═══ GIVEN INFORMATION
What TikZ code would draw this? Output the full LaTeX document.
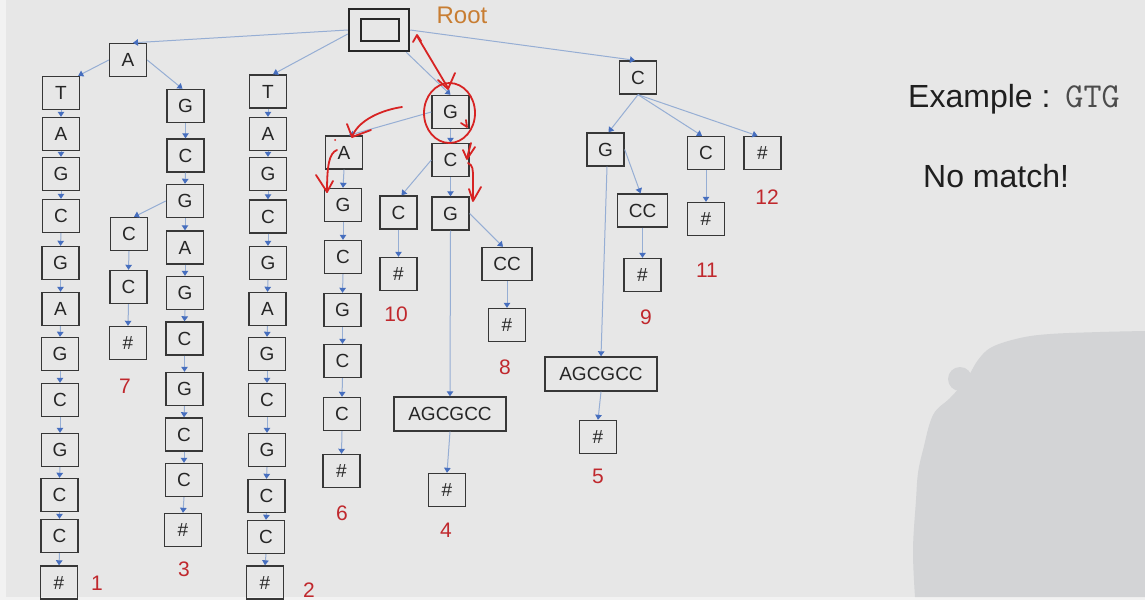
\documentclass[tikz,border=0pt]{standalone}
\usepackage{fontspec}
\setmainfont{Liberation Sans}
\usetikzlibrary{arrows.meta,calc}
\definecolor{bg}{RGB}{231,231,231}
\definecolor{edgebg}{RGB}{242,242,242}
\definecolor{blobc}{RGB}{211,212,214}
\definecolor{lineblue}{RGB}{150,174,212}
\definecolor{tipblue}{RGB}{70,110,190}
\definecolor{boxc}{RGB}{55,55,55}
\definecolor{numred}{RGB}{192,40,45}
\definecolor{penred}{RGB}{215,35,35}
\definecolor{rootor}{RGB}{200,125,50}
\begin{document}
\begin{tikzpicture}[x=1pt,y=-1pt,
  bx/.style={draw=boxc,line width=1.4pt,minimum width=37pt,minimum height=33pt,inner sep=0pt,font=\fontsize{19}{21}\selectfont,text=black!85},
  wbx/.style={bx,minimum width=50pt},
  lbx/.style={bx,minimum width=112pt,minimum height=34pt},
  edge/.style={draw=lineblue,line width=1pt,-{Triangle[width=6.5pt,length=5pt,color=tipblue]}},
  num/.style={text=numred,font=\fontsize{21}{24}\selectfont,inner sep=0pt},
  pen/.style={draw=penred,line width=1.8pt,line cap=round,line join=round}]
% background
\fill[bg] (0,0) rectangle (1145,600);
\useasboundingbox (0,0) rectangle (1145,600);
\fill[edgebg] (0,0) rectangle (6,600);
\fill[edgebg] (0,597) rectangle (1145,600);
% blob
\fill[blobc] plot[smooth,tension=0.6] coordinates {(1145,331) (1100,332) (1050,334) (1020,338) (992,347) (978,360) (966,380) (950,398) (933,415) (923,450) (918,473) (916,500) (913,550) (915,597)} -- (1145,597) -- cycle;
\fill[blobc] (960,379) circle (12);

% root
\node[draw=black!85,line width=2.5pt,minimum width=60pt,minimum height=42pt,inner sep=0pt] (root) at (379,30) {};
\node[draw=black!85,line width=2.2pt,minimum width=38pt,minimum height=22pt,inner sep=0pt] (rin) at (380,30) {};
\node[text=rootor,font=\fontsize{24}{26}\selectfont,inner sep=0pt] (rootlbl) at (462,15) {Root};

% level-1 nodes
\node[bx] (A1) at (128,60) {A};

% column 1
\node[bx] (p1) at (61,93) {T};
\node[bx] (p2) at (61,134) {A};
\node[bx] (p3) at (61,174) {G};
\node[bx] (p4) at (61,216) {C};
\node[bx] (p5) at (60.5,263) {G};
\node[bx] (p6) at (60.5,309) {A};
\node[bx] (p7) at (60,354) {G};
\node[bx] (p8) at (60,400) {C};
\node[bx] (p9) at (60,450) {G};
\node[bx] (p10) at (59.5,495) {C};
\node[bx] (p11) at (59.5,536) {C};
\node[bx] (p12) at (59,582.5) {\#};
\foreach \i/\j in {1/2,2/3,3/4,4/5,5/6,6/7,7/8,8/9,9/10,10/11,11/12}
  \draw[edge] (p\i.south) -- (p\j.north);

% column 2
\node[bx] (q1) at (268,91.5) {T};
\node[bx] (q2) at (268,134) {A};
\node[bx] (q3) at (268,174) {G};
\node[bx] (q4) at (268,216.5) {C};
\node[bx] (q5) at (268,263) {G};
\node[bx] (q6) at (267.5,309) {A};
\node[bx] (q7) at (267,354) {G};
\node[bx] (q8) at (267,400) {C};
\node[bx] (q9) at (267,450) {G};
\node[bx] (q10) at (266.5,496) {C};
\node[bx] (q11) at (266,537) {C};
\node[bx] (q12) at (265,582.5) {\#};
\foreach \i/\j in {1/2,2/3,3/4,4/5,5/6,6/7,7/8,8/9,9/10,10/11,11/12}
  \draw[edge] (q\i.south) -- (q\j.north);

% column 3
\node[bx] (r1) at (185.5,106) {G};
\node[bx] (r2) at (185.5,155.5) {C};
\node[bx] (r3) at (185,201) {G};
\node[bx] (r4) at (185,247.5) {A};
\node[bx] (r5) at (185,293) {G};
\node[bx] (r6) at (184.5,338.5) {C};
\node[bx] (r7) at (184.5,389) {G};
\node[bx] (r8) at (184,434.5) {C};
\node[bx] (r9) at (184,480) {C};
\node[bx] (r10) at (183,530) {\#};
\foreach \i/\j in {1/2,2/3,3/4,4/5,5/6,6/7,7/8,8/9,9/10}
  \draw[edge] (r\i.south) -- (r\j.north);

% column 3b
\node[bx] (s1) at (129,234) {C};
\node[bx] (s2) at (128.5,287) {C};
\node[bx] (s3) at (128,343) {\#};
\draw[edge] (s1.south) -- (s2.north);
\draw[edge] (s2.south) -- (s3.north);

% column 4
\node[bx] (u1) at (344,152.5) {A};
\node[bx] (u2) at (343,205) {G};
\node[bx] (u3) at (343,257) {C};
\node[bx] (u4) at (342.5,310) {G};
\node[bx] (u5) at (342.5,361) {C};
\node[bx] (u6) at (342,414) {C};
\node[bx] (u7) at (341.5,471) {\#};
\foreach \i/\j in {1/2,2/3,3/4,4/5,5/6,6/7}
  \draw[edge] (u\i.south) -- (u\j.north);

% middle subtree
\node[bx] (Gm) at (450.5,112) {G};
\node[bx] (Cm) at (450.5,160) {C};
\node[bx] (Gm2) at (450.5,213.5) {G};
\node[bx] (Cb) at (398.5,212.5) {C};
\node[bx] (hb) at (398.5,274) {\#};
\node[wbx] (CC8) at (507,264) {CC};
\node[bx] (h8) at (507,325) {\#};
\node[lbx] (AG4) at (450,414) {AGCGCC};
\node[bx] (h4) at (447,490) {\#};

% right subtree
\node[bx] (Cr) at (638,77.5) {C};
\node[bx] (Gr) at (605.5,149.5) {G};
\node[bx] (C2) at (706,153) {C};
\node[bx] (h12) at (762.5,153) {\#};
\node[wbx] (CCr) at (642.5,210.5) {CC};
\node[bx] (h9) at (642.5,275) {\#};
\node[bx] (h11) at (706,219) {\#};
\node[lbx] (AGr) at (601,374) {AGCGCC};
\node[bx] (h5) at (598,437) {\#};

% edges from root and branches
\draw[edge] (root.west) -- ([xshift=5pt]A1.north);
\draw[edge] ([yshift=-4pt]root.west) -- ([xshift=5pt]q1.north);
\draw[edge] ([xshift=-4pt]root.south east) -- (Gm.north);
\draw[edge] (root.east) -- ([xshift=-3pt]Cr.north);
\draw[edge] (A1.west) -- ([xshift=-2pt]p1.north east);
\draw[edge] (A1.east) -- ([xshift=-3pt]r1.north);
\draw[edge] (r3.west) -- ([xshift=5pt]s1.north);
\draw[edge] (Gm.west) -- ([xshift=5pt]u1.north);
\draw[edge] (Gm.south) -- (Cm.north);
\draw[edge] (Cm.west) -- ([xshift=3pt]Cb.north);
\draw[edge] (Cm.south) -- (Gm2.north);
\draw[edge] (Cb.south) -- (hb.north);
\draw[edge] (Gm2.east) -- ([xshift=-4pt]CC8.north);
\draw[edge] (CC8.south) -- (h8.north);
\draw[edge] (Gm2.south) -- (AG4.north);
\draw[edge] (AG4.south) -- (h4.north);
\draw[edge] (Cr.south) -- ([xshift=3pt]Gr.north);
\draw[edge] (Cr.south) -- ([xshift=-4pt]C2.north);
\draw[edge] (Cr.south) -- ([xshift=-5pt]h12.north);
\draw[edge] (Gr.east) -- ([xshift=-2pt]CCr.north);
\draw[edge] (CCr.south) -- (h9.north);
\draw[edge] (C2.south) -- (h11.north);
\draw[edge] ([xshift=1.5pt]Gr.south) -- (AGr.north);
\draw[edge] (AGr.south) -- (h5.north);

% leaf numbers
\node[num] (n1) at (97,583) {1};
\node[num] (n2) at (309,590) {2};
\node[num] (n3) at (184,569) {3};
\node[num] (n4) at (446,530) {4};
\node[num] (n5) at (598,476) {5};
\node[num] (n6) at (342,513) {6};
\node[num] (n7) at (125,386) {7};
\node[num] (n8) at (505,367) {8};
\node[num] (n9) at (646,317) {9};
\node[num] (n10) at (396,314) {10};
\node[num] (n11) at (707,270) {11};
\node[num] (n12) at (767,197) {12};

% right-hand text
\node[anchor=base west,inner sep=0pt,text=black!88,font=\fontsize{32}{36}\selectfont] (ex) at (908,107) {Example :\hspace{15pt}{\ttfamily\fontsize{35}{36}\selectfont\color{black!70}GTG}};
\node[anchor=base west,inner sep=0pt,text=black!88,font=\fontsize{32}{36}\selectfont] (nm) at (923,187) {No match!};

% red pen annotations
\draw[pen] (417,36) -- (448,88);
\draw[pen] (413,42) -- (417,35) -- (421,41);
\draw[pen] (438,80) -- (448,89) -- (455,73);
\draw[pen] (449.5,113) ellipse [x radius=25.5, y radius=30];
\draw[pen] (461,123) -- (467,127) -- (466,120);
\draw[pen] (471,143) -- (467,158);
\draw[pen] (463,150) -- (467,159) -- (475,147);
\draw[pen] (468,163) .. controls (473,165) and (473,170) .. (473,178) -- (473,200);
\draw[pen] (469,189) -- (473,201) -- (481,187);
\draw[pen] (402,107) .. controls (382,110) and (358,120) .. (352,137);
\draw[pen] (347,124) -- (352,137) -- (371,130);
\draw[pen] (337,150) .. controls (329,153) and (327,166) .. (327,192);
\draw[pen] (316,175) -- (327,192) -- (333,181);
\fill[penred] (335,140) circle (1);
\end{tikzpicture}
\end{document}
══════
STATED PROBLEM » Repeat the lines of the listing above verbatim, beginning at its first line and ending at the line containing "(960,379) circle (12);", which is included. Omit pictures.

PROBLEM SOLUTION »
What TikZ code would draw this? Output the full LaTeX document.
\documentclass[tikz,border=0pt]{standalone}
\usepackage{fontspec}
\setmainfont{Liberation Sans}
\usetikzlibrary{arrows.meta,calc}
\definecolor{bg}{RGB}{231,231,231}
\definecolor{edgebg}{RGB}{242,242,242}
\definecolor{blobc}{RGB}{211,212,214}
\definecolor{lineblue}{RGB}{150,174,212}
\definecolor{tipblue}{RGB}{70,110,190}
\definecolor{boxc}{RGB}{55,55,55}
\definecolor{numred}{RGB}{192,40,45}
\definecolor{penred}{RGB}{215,35,35}
\definecolor{rootor}{RGB}{200,125,50}
\begin{document}
\begin{tikzpicture}[x=1pt,y=-1pt,
  bx/.style={draw=boxc,line width=1.4pt,minimum width=37pt,minimum height=33pt,inner sep=0pt,font=\fontsize{19}{21}\selectfont,text=black!85},
  wbx/.style={bx,minimum width=50pt},
  lbx/.style={bx,minimum width=112pt,minimum height=34pt},
  edge/.style={draw=lineblue,line width=1pt,-{Triangle[width=6.5pt,length=5pt,color=tipblue]}},
  num/.style={text=numred,font=\fontsize{21}{24}\selectfont,inner sep=0pt},
  pen/.style={draw=penred,line width=1.8pt,line cap=round,line join=round}]
% background
\fill[bg] (0,0) rectangle (1145,600);
\useasboundingbox (0,0) rectangle (1145,600);
\fill[edgebg] (0,0) rectangle (6,600);
\fill[edgebg] (0,597) rectangle (1145,600);
% blob
\fill[blobc] plot[smooth,tension=0.6] coordinates {(1145,331) (1100,332) (1050,334) (1020,338) (992,347) (978,360) (966,380) (950,398) (933,415) (923,450) (918,473) (916,500) (913,550) (915,597)} -- (1145,597) -- cycle;
\fill[blobc] (960,379) circle (12);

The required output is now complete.